The cliff. Past N ≈ 10⁸ you exceed comfortable single-node RAM and the recursion/Euler arrays dominate. That is the line to move to Euler-tour + big-data-engine with HLL sketches for approximate distinct, accepting approximation in exchange for horizontal scale.

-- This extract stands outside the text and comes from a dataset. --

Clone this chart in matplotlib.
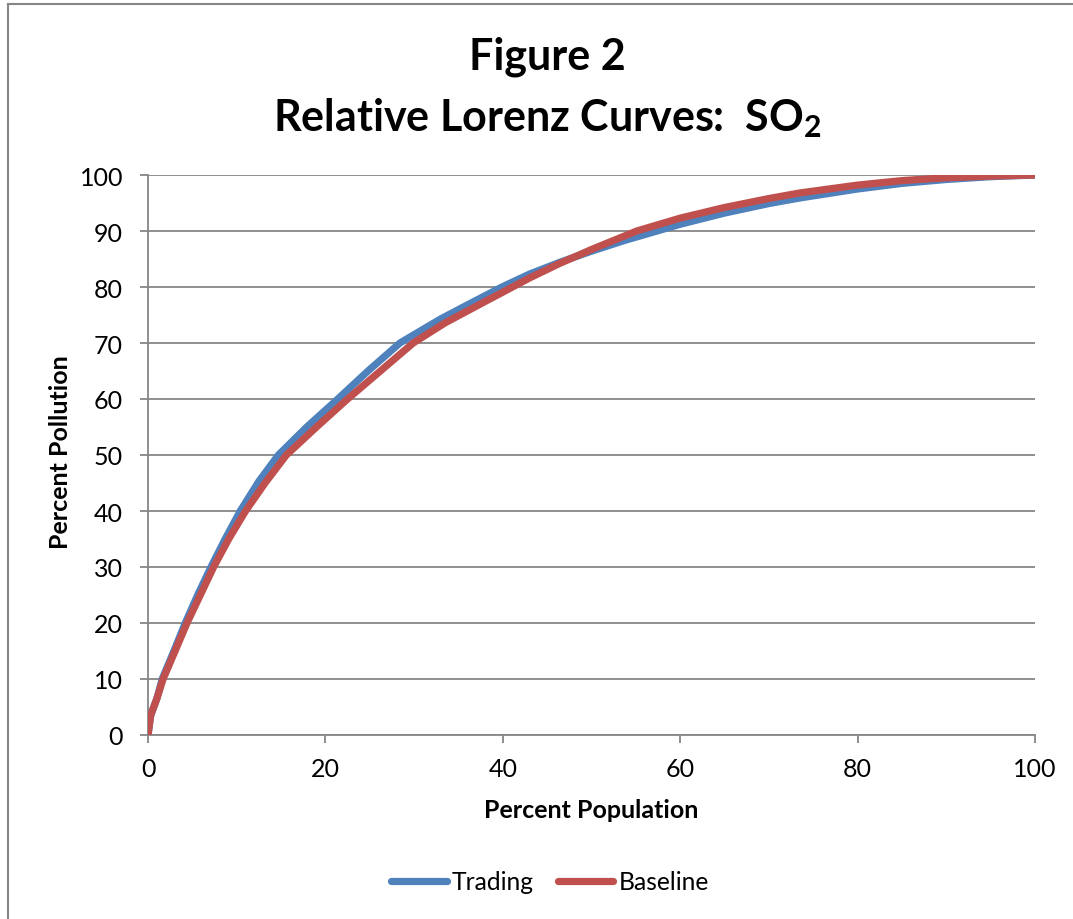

Recompute cadence. If the tree mutates k times/day and a full pass costs T, batch recompute is fine while k·(online update cost) > T/interval. Cross that and migrate to an online structure.

11. Summary¶

At senior level, small-to-large/DSU-on-tree is a batch operator for exact, offline, subtree, non-invertible aggregates on a single machine. Its time bound (O(N log N)) is the easy part; the engineering is in memory (prefer a global cnt[] over per-node maps), depth (iterate, do not recurse, on chains), value compression (dense arrays beat hash maps), and the load-bearing heavy-child invariant whose violation degrades silently to O(N²). When the workload turns online, mutates frequently, becomes path-shaped, or grows past single-node RAM, hand off to Euler-tour + Fenwick, 14-heavy-light-decomposition, 15-centroid-decomposition, or sketch-based distributed aggregation respectively. Knowing exactly where that handoff lies is the senior skill.